Admittedly, being a secretly-trained presumed dead billionaire returning to the big city to reclaim his life is well-tread territory in the superhero genre after Batman Begins and Arrow. So Finn Jones (previously seen as Loras Tyrell in Game of Thrones) already had his work cut out for him.

It seems Jones is aiming for a Zen-like interpretation of Danny; he is naïve from his time away from the world yet supposedly possesses a sage-like wisdom and is a living weapon. But this makes Danny seem like a trust fund kid who dropped out of school (Philosophy major) and chooses to live on the streets. The character doesn't have any real charisma, and there isn't much to connect to that made me want to follow him on his journey.

Though genuinely good-natured, Danny has no common sense (as if people won't get upset when they learn he's broken into their home, or that corporate security may try to stop the guy in tatters without I.D. trying to breeze through a checkpoint). What complicates matters is that there is no alter-ego for him to play with. At least with Bruce Wayne or Oliver Queen, the clueless rich kid was the mask, which could be removed to reveal the true hero. Here, Danny is just Danny.

Jessica Henwick as Colleen Wing is capable and likable and a character that I wanted more time with in these six episodes. She teaches her students not to fight for fun, only defense, but she relishes kicking the crap out of cocky brawlers at illegal cage matches. She's the character that deserves to don a mask and fight crime in the city. However, Colleen too often plays student to Danny's instructor (I'll touch more on that below).

The Meachum clan is, well, underdeveloped. Ward and Joy react to Danny's initial appearance by trying to have him killed and then committed to a psych ward. The characters slightly overreact, OK? And when Ward, who likely views Patrick Bateman as a role model, has nothing else to do, he develops a pill-popping addiction out of nowhere.

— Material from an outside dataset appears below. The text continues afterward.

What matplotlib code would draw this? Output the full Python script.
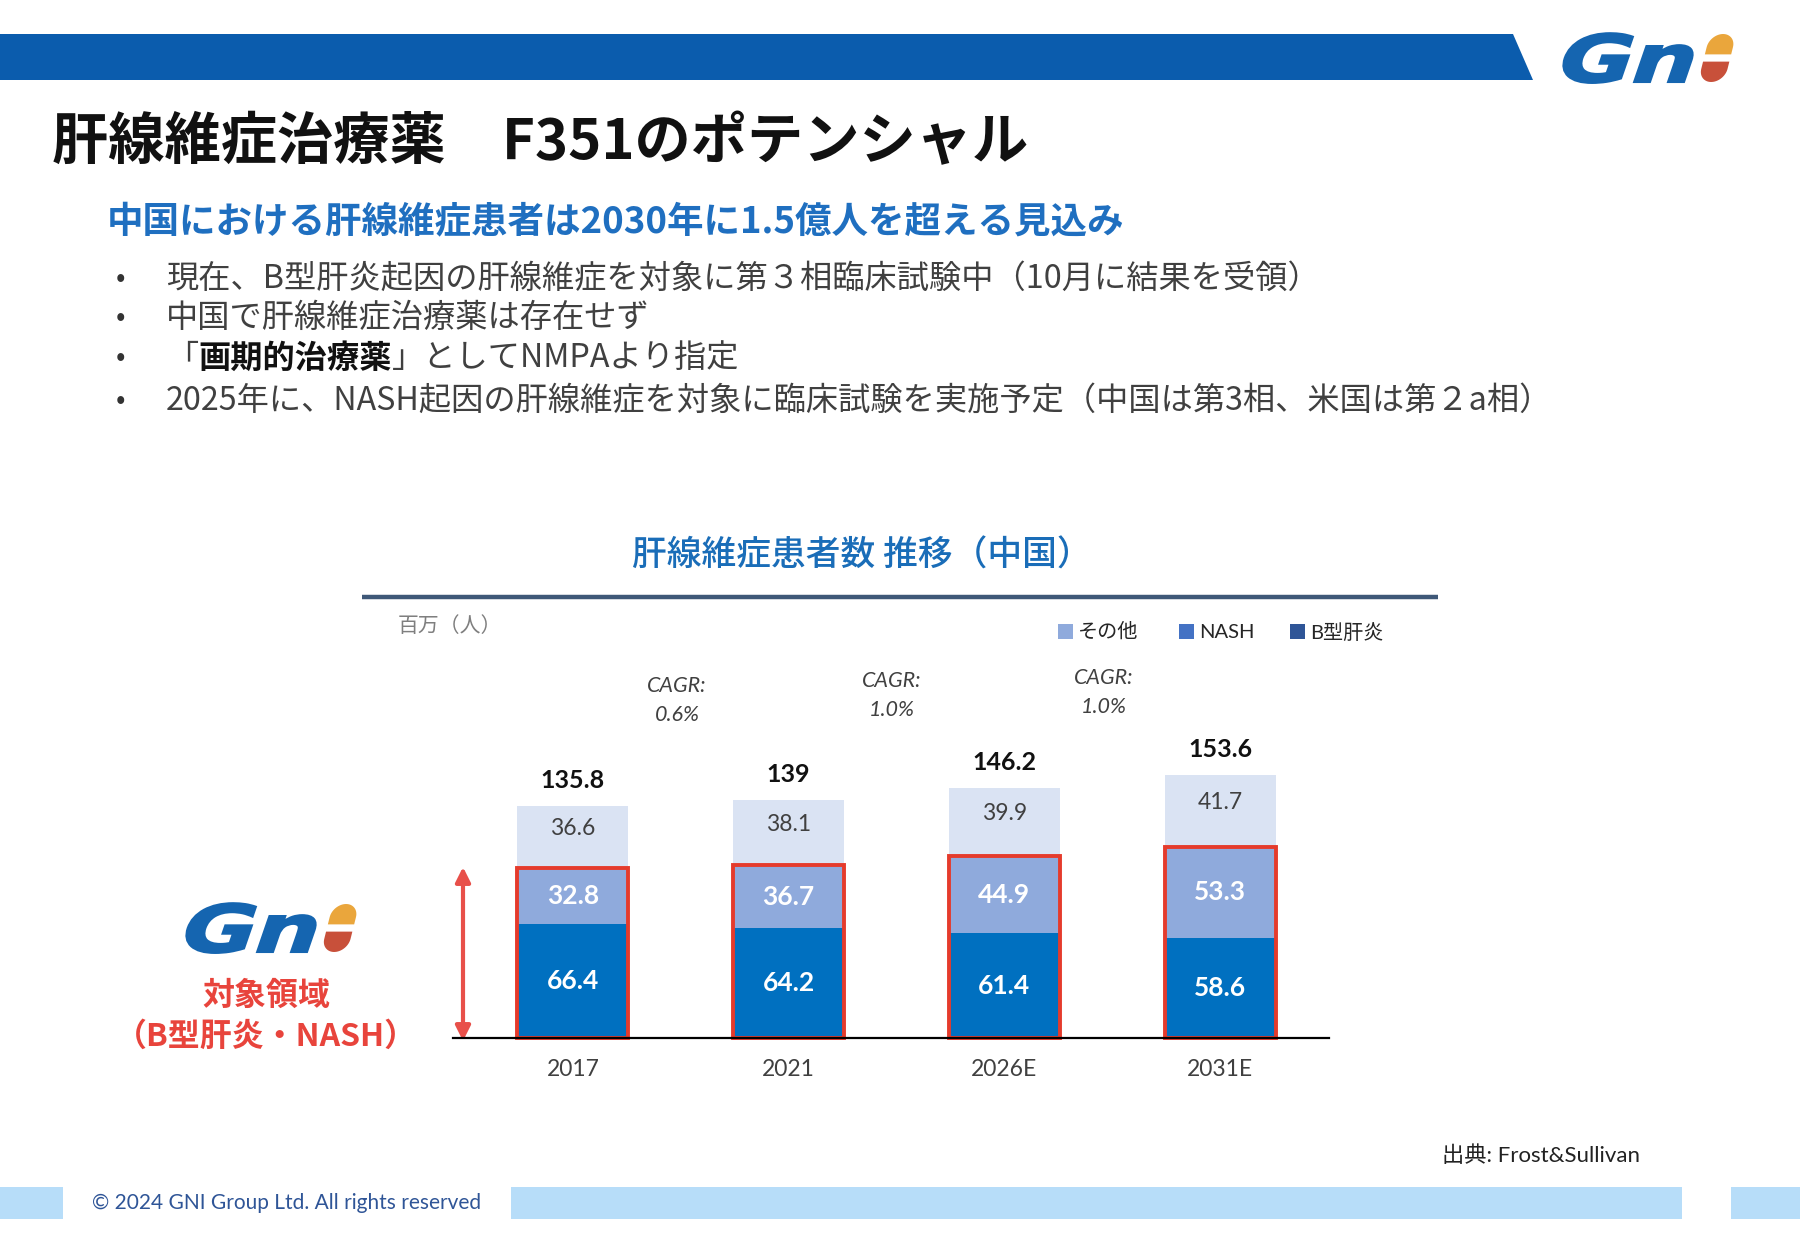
import matplotlib
matplotlib.use("Agg")
import matplotlib.pyplot as plt
from matplotlib import font_manager as fm
from matplotlib.patches import Polygon, Rectangle, PathPatch
from matplotlib.textpath import TextPath
from matplotlib.font_manager import FontProperties
from matplotlib.transforms import Affine2D
import numpy as np

# ---------------- data ----------------
years = ['2017', '2021', '2026E', '2031E']
hbv = [66.4, 64.2, 61.4, 58.6]        # B型肝炎
nash = [32.8, 36.7, 44.9, 53.3]       # NASH
other = [36.6, 38.1, 39.9, 41.7]      # その他
totals = [135.8, 139, 146.2, 153.6]
cagr_labels = ['0.6%', '1.0%', '1.0%']
legend_labels = ['その他', 'NASH', 'B型肝炎']
bullets = [
    [('現在、B型肝炎起因の肝線維症を対象に第３相臨床試験中（10月に結果を受領）', 'normal')],
    [('中国で肝線維症治療薬は存在せず', 'normal')],
    [('「', 'normal'), ('画期的治療薬', 'bold'), ('」としてNMPAより指定', 'normal')],
    [('2025年に、NASH起因の肝線維症を対象に臨床試験を実施予定（中国は第3相、米国は第２a相）', 'normal')],
]

# ---------------- fonts ----------------
avail = {f.name for f in fm.fontManager.ttflist}
NUM = 'Liberation Sans Narrow' if 'Liberation Sans Narrow' in avail else 'Lato'
CJK = ['Noto Sans CJK JP', 'DejaVu Sans']
MIX = [NUM, 'Noto Sans CJK JP', 'DejaVu Sans']

BLUE_TXT = '#1f6fc0'
C_HBV = '#0070c0'
C_NASH = '#8faadc'
C_OTH = '#dae3f3'
RED = '#e53b2c'

W, H = 1800, 1252
fig = plt.figure(figsize=(W / 100, H / 100), dpi=100)
ax0 = fig.add_axes([0, 0, 1, 1])
ax0.set_xlim(0, W)
ax0.set_ylim(H, 0)
ax0.axis('off')
ax0.set_zorder(0)

# header bar
ax0.add_patch(Polygon([(0, 34), (1513, 34), (1533, 80), (0, 80)], closed=True,
                      facecolor='#0b5cad', edgecolor='none'))


def draw_logo(x0, ytop, height):
    """GNI logo: skewed wide 'Gn' plus orange/red capsule."""
    tp = TextPath((0, 0), 'Gn', size=1, prop=FontProperties(family='DejaVu Sans', weight='bold'))
    cap = 0.73
    sy = height / cap
    sx = sy * 1.38
    tr = Affine2D().skew_deg(14, 0).scale(sx, -sy).translate(x0, ytop + height)
    path = tr.transform_path(tp)
    ax0.add_patch(PathPatch(path, facecolor='#1565b0', edgecolor='#1565b0', lw=1.5))
    xr = path.vertices[:, 0].max()
    w = 0.40
    r = w / 2
    th = np.linspace(0, np.pi, 30)
    top = [(w, 0.42)] + [(r + r * np.cos(t), 0.73 - r + r * np.sin(t)) for t in th] + [(0, 0.42)]
    bot = [(0, 0.31)] + [(r - r * np.cos(t), r - r * np.sin(t)) for t in th] + [(w, 0.31)]

    def place(pts):
        out = []
        for (px, py) in pts:
            px2 = px + np.tan(np.radians(14)) * py
            out.append((xr + 0.06 * sy + px2 * sy, ytop + height - py * sy))
        return out
    ax0.add_patch(Polygon(place(top), closed=True, facecolor='#eaa63c', edgecolor='none'))
    ax0.add_patch(Polygon(place(bot), closed=True, facecolor='#c8503a', edgecolor='none'))


draw_logo(1552, 34, 48)
draw_logo(175, 904, 48)

# titles
ax0.text(52, 143, '肝線維症治療薬　F351のポテンシャル', fontsize=40.5, fontweight='bold',
         color='#111111', family=CJK, va='center', ha='left')
ax0.text(107, 222, '中国における肝線維症患者は2030年に1.5億人を超える見込み', fontsize=26.3,
         fontweight='bold', color=BLUE_TXT, family=CJK, va='center', ha='left')

# bullets
renderer = fig.canvas.get_renderer()
bullet_y = [279, 318, 358, 401]
for yb, runs in zip(bullet_y, bullets):
    ax0.text(116, yb, '•', fontsize=20, color='#333333', family=CJK, va='center', ha='left')
    xx = 166
    for txt, wt in runs:
        t = ax0.text(xx, yb, txt, fontsize=23.2, fontweight=wt,
                     color='#111111' if wt == 'bold' else '#404040',
                     family=CJK, va='center', ha='left')
        xx += t.get_window_extent(renderer=renderer).width

# chart title and rule
ax0.text(862, 556, '肝線維症患者数 推移（中国）', fontsize=25, color='#1a6db8',
         family=CJK, va='center', ha='center', fontweight='medium')
ax0.plot([362, 1438], [597, 597], color='#3f5878', lw=3.2, solid_capstyle='butt')
ax0.text(398, 626, '百万（人）', fontsize=15, color='#7f7f7f', family=CJK, va='center', ha='left')

# legend (manual)
leg_cols = ['#8faadc', '#4472c4', '#2f5597']
leg_x = [1058, 1179, 1290]
for lx, lc, ll in zip(leg_x, leg_cols, legend_labels):
    ax0.add_patch(Rectangle((lx, 624), 15, 15, facecolor=lc, edgecolor='none'))
    ax0.text(lx + 20, 632, ll, fontsize=14.5, color='#262626', family=MIX, va='center', ha='left')

# left label
ax0.text(266, 996, '対象領域', fontsize=23, color='#e8443c', family=CJK,
         fontweight='bold', va='center', ha='center')
ax0.text(266, 1037, '（B型肝炎・NASH）', fontsize=23, color='#e8443c', family=CJK,
         fontweight='bold', va='center', ha='center')

# red double arrow
ax0.annotate('', xy=(463, 867), xytext=(463, 1041),
             arrowprops=dict(arrowstyle='<|-|>', color='#e8504a', lw=3, mutation_scale=22,
                             shrinkA=0, shrinkB=0))

# source + footer
ax0.text(1640, 1156, '出典: Frost&Sullivan', fontsize=16, color='#222222', family=MIX,
         va='center', ha='right')
for x1, x2 in [(0, 63), (511, 1682), (1731, 1800)]:
    ax0.add_patch(Rectangle((x1, 1187), x2 - x1, 32, facecolor='#b7ddf9', edgecolor='none'))
ax0.text(92, 1203, '© 2024 GNI Group Ltd. All rights reserved', fontsize=15, color='#2f5597',
         family=MIX, va='center', ha='left')

# ---------------- bar chart ----------------
PXU = 1.71
ax = fig.add_axes([453 / W, (H - 1038) / H, 876 / W, 300 * PXU / H])
ax.set_zorder(1)
ax.patch.set_alpha(0)
x = np.arange(len(years))
bw = 0.515
base2 = np.array(hbv) + np.array(nash)
ax.bar(x, hbv, bw, color=C_HBV, edgecolor='none')
ax.bar(x, nash, bw, bottom=hbv, color=C_NASH, edgecolor='none')
ax.bar(x, other, bw, bottom=base2, color=C_OTH, edgecolor='none')
ax.bar(x, base2, bw, fill=False, edgecolor=RED, linewidth=2.8, clip_on=False, zorder=3)
ax.set_xlim(-0.556, 3.505)
ax.set_ylim(0, 300)
ax.axhline(0, color='black', lw=1.6, zorder=4, clip_on=False)
for s in ax.spines.values():
    s.set_visible(False)
ax.set_yticks([])
ax.set_xticks(x)
ax.set_xticklabels(years, fontsize=16.5, color='#404040', family=NUM)
ax.tick_params(axis='x', length=0, pad=15)

for i in range(len(years)):
    ax.text(x[i], hbv[i] / 2, f'{hbv[i]:g}', ha='center', va='center', color='white',
            fontsize=19, fontweight='bold', family=NUM, zorder=5)
    ax.text(x[i], hbv[i] + nash[i] / 2, f'{nash[i]:g}', ha='center', va='center', color='white',
            fontsize=19, fontweight='bold', family=NUM, zorder=5)
    ax.text(x[i], base2[i] + other[i] / 2 + 5, f'{other[i]:g}', ha='center', va='center',
            color='#404040', fontsize=16.5, family=NUM, zorder=5)
    ax.text(x[i], totals[i] + 15, f'{totals[i]:g}', ha='center', va='center', color='#111111',
            fontsize=18, fontweight='bold', family=NUM, zorder=5)

cagr_x = [0.483, 1.479, 2.462]
cagr_y = [206, 209, 210.5]
for cx, cy, cl in zip(cagr_x, cagr_y, cagr_labels):
    ax.text(cx, cy, 'CAGR:', ha='center', va='center', fontsize=15.5, style='italic',
            color='#404040', family=NUM)
    ax.text(cx, cy - 17, cl, ha='center', va='center', fontsize=15.5, style='italic',
            color='#404040', family=NUM)

fig.savefig('out.png', dpi=100, facecolor='white')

Rosario Dawson as Claire Temple does turn up, but whereas her appearance made sense in the other Netflix series, Iron Fist doesn't seem to know what to do with her here. She again serves as a night nurse in a pinch, and patches up a Russian scientist who was held hostage by The Hand, but she is a bit too shoehorned here. While they may solve this problem in the second half of the season, it did irk me that Danny mentions this group of ninjas – who nearly killed her off in Daredevil Season 2 – and she didn't offer to get her super friends to help out. Dawson is still great in the role, but, moving forward, the Netflix shows need to figure out how to best use her lest she simply becomes a connective cameo between these stories.

The villain

Vincent D'Onofrio, David Tennant, Jon Bernthal, Mahershala Ali: The Marvel Netflix model has a track record of casting damn fine actors as compelling, complicated, well-rounded foils for the hero. The straight-up most evil of them, Kilgrave (played by Tennant in Jessica Jones), still possessed a human quality, and even a likability, despite how detestable he was.

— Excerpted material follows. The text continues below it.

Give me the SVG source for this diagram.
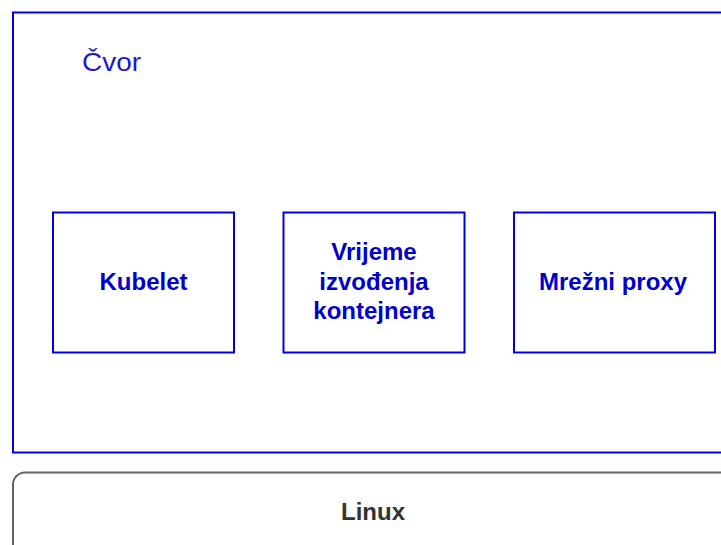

Iron Fist has no real villain, at least not in the first six episodes. In a general sense, there is The Hand, and Wai Ching Ho returns as crime boss Madame Gao – a character fun to watch, but best utilized as a puppet master operating in the shadows. But Danny Rand has no big bad to face off against, except perhaps his own self-doubt (which, he knows he's the Iron Fist, so he knows he’' 'chosen one' level of worthy).

The absence of a baddie (or even a best friend, or mentor, for that matter) is most certainly felt here – so much so that when Danny enters the gauntlet for an Episode 6 showdown, I was itching for any colorful villain I could get. The one-off Bride of Nine Spiders (Jane Kim) ends up being the most memorable antagonist thus far in the series.

The action

Speaking of Episode 6, the RZA-directed "Immortal Emerges From Cave," is the best of the bunch. The Wu-Tang Clan leader rolls out a story that comes closest to exciting fans of kung-fu and the comics.

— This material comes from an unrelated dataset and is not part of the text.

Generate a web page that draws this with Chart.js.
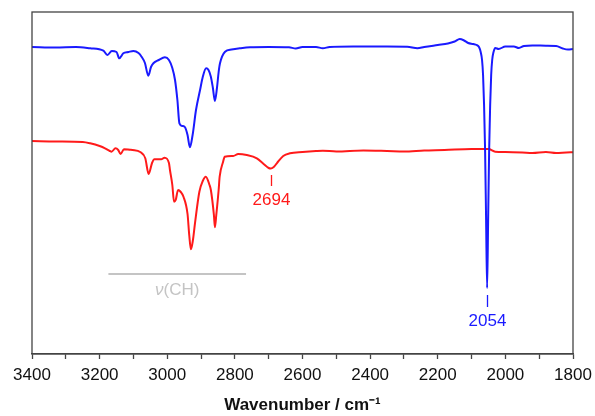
<!DOCTYPE html>
<html>
<head>
<meta charset="utf-8">
<script src="https://cdn.jsdelivr.net/npm/chart.js@4.4.1/dist/chart.umd.min.js"></script>
<style>
  html, body { margin: 0; padding: 0; background: #ffffff; }
  #wrap { width: 595px; height: 416px; }
</style>
</head>
<body>
<div id="wrap"><canvas id="irChart" width="595" height="416"></canvas></div>
<script>
// Upper trace (blue): wavenumber (cm-1) and offset signal (arb. units)
const blueWavenumbers = [3400, 3330, 3270, 3228, 3189, 3177, 3164, 3150, 3142, 3130, 3115, 3100, 3085, 3076, 3066, 3056, 3048, 3041, 3025, 3007,
  2995, 2985, 2977, 2970, 2964, 2955, 2948, 2940, 2933, 2925, 2915, 2903, 2895, 2885, 2878, 2871, 2865, 2859, 2853, 2848,
  2844, 2829, 2810, 2785, 2755, 2700, 2640, 2620, 2600, 2560, 2540, 2520, 2450, 2350, 2290, 2260, 2240, 2200, 2170, 2150,
  2135, 2122, 2110, 2095, 2085, 2078, 2073, 2069, 2066, 2063, 2060, 2057, 2054, 2051, 2048, 2045, 2042, 2039, 2035, 2030,
  2020, 2000, 1975, 1960, 1945, 1920, 1880, 1850, 1830, 1815, 1800];
const blueSignal = [307, 306.5, 307, 305.7, 303.3, 299, 303, 302, 295.7, 300.7, 302, 303, 301, 297.3, 291, 278.3, 287, 290.7, 294, 296.7,
  294, 286, 274, 254, 230.7, 228, 227, 219, 206.7, 219, 244, 264, 277, 285.7, 284, 277.3, 266, 253, 266, 282,
  290.7, 302.3, 304.5, 305.7, 306.7, 307, 306.7, 305.5, 307, 307, 305.7, 307, 307.5, 307.5, 307.3, 305.7, 307, 309, 310.5, 312.5,
  315, 313.5, 311, 310, 309, 307, 302, 294, 279, 249, 204, 134, 66, 134, 204, 249, 279, 294, 302, 306,
  305, 307.5, 307.5, 306, 308, 308.5, 308.3, 308, 305.5, 304.5, 305];

// Lower trace (red)
const redWavenumbers = [3400, 3330, 3250, 3228, 3200, 3184, 3170, 3165, 3153, 3145, 3138, 3128, 3110, 3103, 3080, 3065, 3055, 3045, 3038, 3018,
  3008, 2995, 2992, 2985, 2980, 2975, 2968, 2960, 2952, 2940, 2935, 2930, 2924, 2918, 2905, 2895, 2886, 2875, 2871, 2862,
  2859, 2855, 2848, 2845, 2835, 2830, 2805, 2790, 2765, 2735, 2715, 2700, 2694, 2685, 2676, 2657, 2637, 2600, 2560, 2540,
  2500, 2420, 2350, 2300, 2240, 2180, 2100, 2050, 2030, 2000, 1950, 1920, 1880, 1850, 1820, 1800];
const redSignal = [213, 212.5, 212, 210.7, 208, 205.7, 203, 202.3, 205.7, 204, 200, 204.7, 204.2, 204, 202, 195.7, 180, 191, 194.7, 194.7,
  196.3, 191, 184, 169, 152.3, 154, 164, 162, 157.3, 140, 119, 104.7, 114, 130.7, 162.3, 173, 177.3, 169, 164, 139,
  126.7, 139, 164, 177.3, 192, 197.3, 198, 200, 199, 195.7, 190, 186, 185.5, 187, 190.7, 198, 200.7, 202, 203, 203.3,
  202.5, 203.5, 203, 202.5, 203.5, 204, 205, 205, 202.3, 202, 201.5, 201, 202, 201, 201.5, 201.7];

// Band markers
const bandLabels = ['2694', '2054'];
const bandPositions = [2694, 2054];
const bandColors = ['#ff1a1a', '#1a1aff'];
const chRange = [3174, 2767];

// Axis ticks
const tickMin = 1800;
const tickMax = 3400;
const tickStep = 100;
const labelStep = 200;

const toPoints = (xs, ys) => xs.map((x, i) => ({ x: x, y: ys[i] }));

const FONT = '"Liberation Sans", Arial, Helvetica, sans-serif';

// Frame + band annotations
const annotate = {
  id: 'annotate',
  afterDatasetsDraw(chart) {
    const { ctx, chartArea: a, scales: { x, y } } = chart;
    ctx.save();

    // box around plot
    ctx.strokeStyle = '#444444';
    ctx.lineWidth = 1.3;
    ctx.strokeRect(a.left, a.top, a.right - a.left, a.bottom - a.top);

    ctx.font = '17px ' + FONT;
    ctx.textAlign = 'center';
    ctx.textBaseline = 'middle';
    ctx.lineWidth = 1.3;

    // 2694 (red)
    let px = Math.round(x.getPixelForValue(bandPositions[0])) + 0.5;
    ctx.strokeStyle = bandColors[0];
    ctx.beginPath();
    ctx.moveTo(px, y.getPixelForValue(179));
    ctx.lineTo(px, y.getPixelForValue(168));
    ctx.stroke();
    ctx.fillStyle = bandColors[0];
    ctx.fillText(bandLabels[0], px, y.getPixelForValue(154));

    // 2054 (blue)
    px = Math.round(x.getPixelForValue(bandPositions[1])) + 0.5;
    ctx.strokeStyle = bandColors[1];
    ctx.beginPath();
    ctx.moveTo(px, y.getPixelForValue(59));
    ctx.lineTo(px, y.getPixelForValue(47));
    ctx.stroke();
    ctx.fillStyle = bandColors[1];
    ctx.fillText(bandLabels[1], px, y.getPixelForValue(33));

    // v(CH) range
    const x1 = x.getPixelForValue(chRange[0]);
    const x2 = x.getPixelForValue(chRange[1]);
    const ly = y.getPixelForValue(80);
    ctx.strokeStyle = '#c4c4c4';
    ctx.lineWidth = 2;
    ctx.beginPath();
    ctx.moveTo(x1, ly);
    ctx.lineTo(x2, ly);
    ctx.stroke();

    const nu = '\u03BD';
    const rest = '(CH)';
    ctx.font = 'italic 17px ' + FONT;
    const w1 = ctx.measureText(nu).width;
    ctx.font = '17px ' + FONT;
    const w2 = ctx.measureText(rest).width;
    const cx = (x1 + x2) / 2;
    const ty = y.getPixelForValue(64);
    let sx = cx - (w1 + w2) / 2;
    ctx.fillStyle = '#c4c4c4';
    ctx.textAlign = 'left';
    ctx.font = 'italic 17px ' + FONT;
    ctx.fillText(nu, sx, ty);
    ctx.font = '17px ' + FONT;
    ctx.fillText(rest, sx + w1, ty);

    ctx.restore();
  }
};

new Chart(document.getElementById('irChart').getContext('2d'), {
  type: 'line',
  data: {
    datasets: [
      {
        label: 'blue',
        data: toPoints(blueWavenumbers, blueSignal),
        borderColor: '#1a1aff',
        borderWidth: 2,
        pointRadius: 0,
        cubicInterpolationMode: 'monotone'
      },
      {
        label: 'red',
        data: toPoints(redWavenumbers, redSignal),
        borderColor: '#ff1a1a',
        borderWidth: 2,
        pointRadius: 0,
        cubicInterpolationMode: 'monotone'
      }
    ]
  },
  options: {
    responsive: false,
    animation: false,
    events: [],
    layout: { padding: { left: 32, right: 22, top: 12, bottom: 0 } },
    plugins: {
      legend: { display: false },
      tooltip: { enabled: false }
    },
    scales: {
      x: {
        type: 'linear',
        reverse: true,
        min: tickMin,
        max: tickMax,
        afterFit(scale) { scale.height = 62; },
        afterBuildTicks(scale) {
          const t = [];
          for (let v = tickMin; v <= tickMax; v += tickStep) t.push({ value: v });
          scale.ticks = t;
        },
        border: { display: true, color: '#444444', width: 1.3 },
        grid: {
          drawOnChartArea: false,
          drawTicks: true,
          tickLength: 5,
          tickWidth: 1.3,
          color: '#444444'
        },
        ticks: {
          autoSkip: false,
          maxRotation: 0,
          padding: 6,
          color: '#111111',
          font: { family: FONT, size: 17 },
          callback: (v) => (v % labelStep === 0 ? String(v) : '')
        },
        title: {
          display: true,
          text: 'Wavenumber / cm\u207B\u00B9',
          color: '#111111',
          font: { family: FONT, size: 17, weight: 'bold' },
          padding: { top: 0, bottom: 0 }
        }
      },
      y: {
        display: false,
        min: 0,
        max: 342
      }
    }
  },
  plugins: [annotate]
});
</script>
</body>
</html>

Even then, the kung-fu action in Iron Fist is sparse and infrequent and shot in a series of low-lit, fast-edit sequences. Yes, there are close-quarters fights, in a hallway or in a truck trailer, but they don't match the intensity of, say, Daredevil getting severely beat down (and still getting up) on his way to save a little kid.

And because it doesn't look much like Jones in some of these sequences, the fights don't have close-up intimacy. A great hand-to-hand-to-sword-to-axe-to-iron-fist fight should involve the camera getting out of the way and remaining pretty still while beautifully choreographed brutality plays out in full view. That is missing here.

That diversity problem

It is worth discussing the diversity problem Iron Fist has faced since casting a white guy in the part of Danny Rand. I think an Asian actor could have been the traditionally white character, although I likewise recognize it could be problematic to once again cast an Asian actor as a chosen-one martial artist. However, I was by-and-large OK with Finn Jones as Danny, and wanted to see what he could do.

However. It is uncomfortable watching white boy Danny explain concepts of martial arts and Eastern spirituality to Asian woman Colleen Wing. Someone in the writer's room should have flagged this as a no-no (and double-flagged it for mansplaining). Plus, it would seem someone, anyone (like Madame Gao, for instance), could question this white rich kid's role as an Iron Fist. Unfortunately, with so much time spent in the fairly monochromatic boardrooms of the corporate world and less time in the multicultural streets of a lived-in New York City, the optics of Iron Fist do not do a whole lot to address earlier criticisms. And this is something that could have been handled with clever writing and by putting Danny in the hot seat a little.

Marvel's Iron Fist is the last bit of new superhero action we'll get from Netflix until The Defenders, which is a bit of a shame. While mostly harmless, the series fails to excite or ignite anticipation for the culmination of a 'phase one' in this TV pocket of the MCU. Outside of the reliable track record of the other Marvel Netflix shows Daredevil, Jessica Jones and Luke Cage, this would still be fairly unremarkable TV. Compared to its siblings, Iron Fist is more forgettable than immortal.